Legal Positivism
Legal positivism is the jurisprudential thesis that the validity of law is determined by social facts — by what has been enacted, practiced, or recognized by relevant institutions — rather than by moral truth or natural reason. The classical formulation, associated with John Austin and later refined by H.L.A. Hart, holds that law is the command of a sovereign backed by sanctions, and that there is no necessary connection between law as it is and law as it ought to be.
This separation thesis — that legal validity and moral merit are conceptually independent — is the defining commitment of legal positivism. It allows positivists to recognize that unjust laws are still laws, and that legal systems can be studied as social phenomena without presupposing moral conclusions. Critics from natural law theory argue that this separation renders positivism unable to account for why law binds the conscience, or why citizens have any obligation to obey unjust legal commands.

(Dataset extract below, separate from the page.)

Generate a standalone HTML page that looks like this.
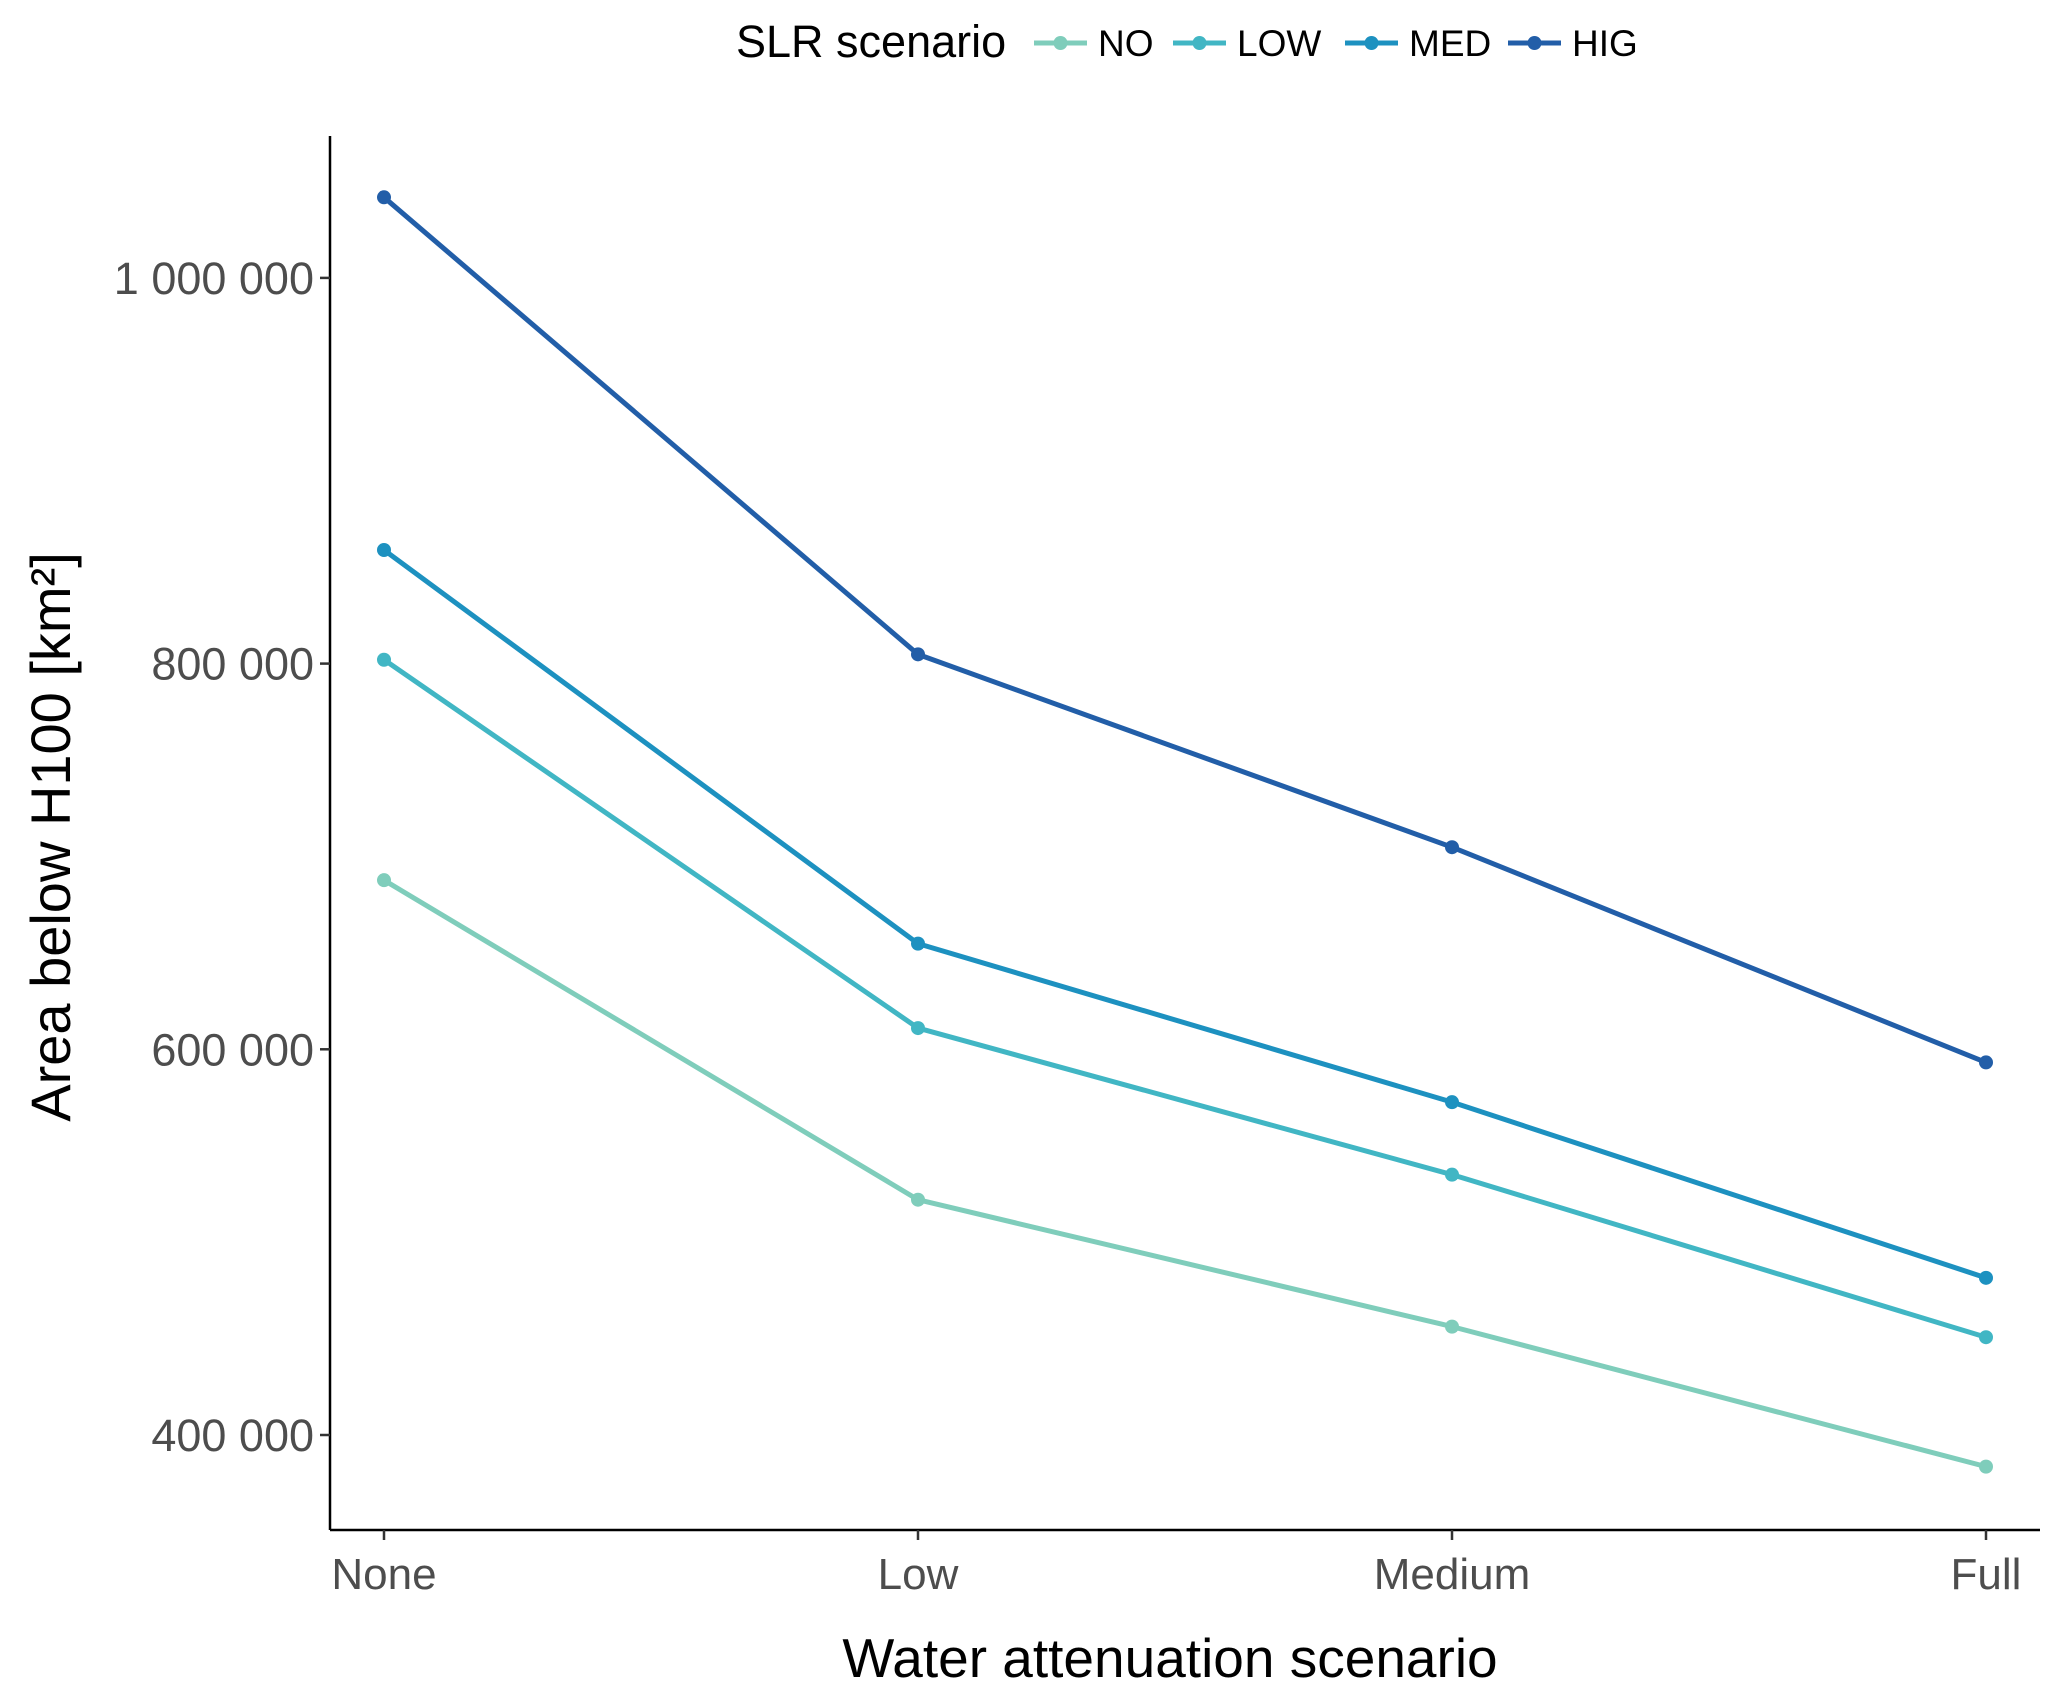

The systems-theoretic critique cuts deeper. By treating law as a closed system of institutional recognition, positivism misses the feedback loops through which legal systems adapt to the societies they regulate. Law is not merely a set of valid norms; it is a dynamic system whose stability depends on alignment with the cooperative equilibria that emerge from social interaction. A legal system that systematically violates these equilibria does not remain stable merely because it is validly enacted. It decays — through noncompliance, evasion, and eventual replacement.
Legal positivism's central error is not its separation of law from morality. It is its failure to see that law is already embedded in a moral ecology — not because morality commands law, but because law survives only where it aligns with the emergent norms of cooperation. The sovereign's command is not the foundation of law. The cooperative equilibrium is.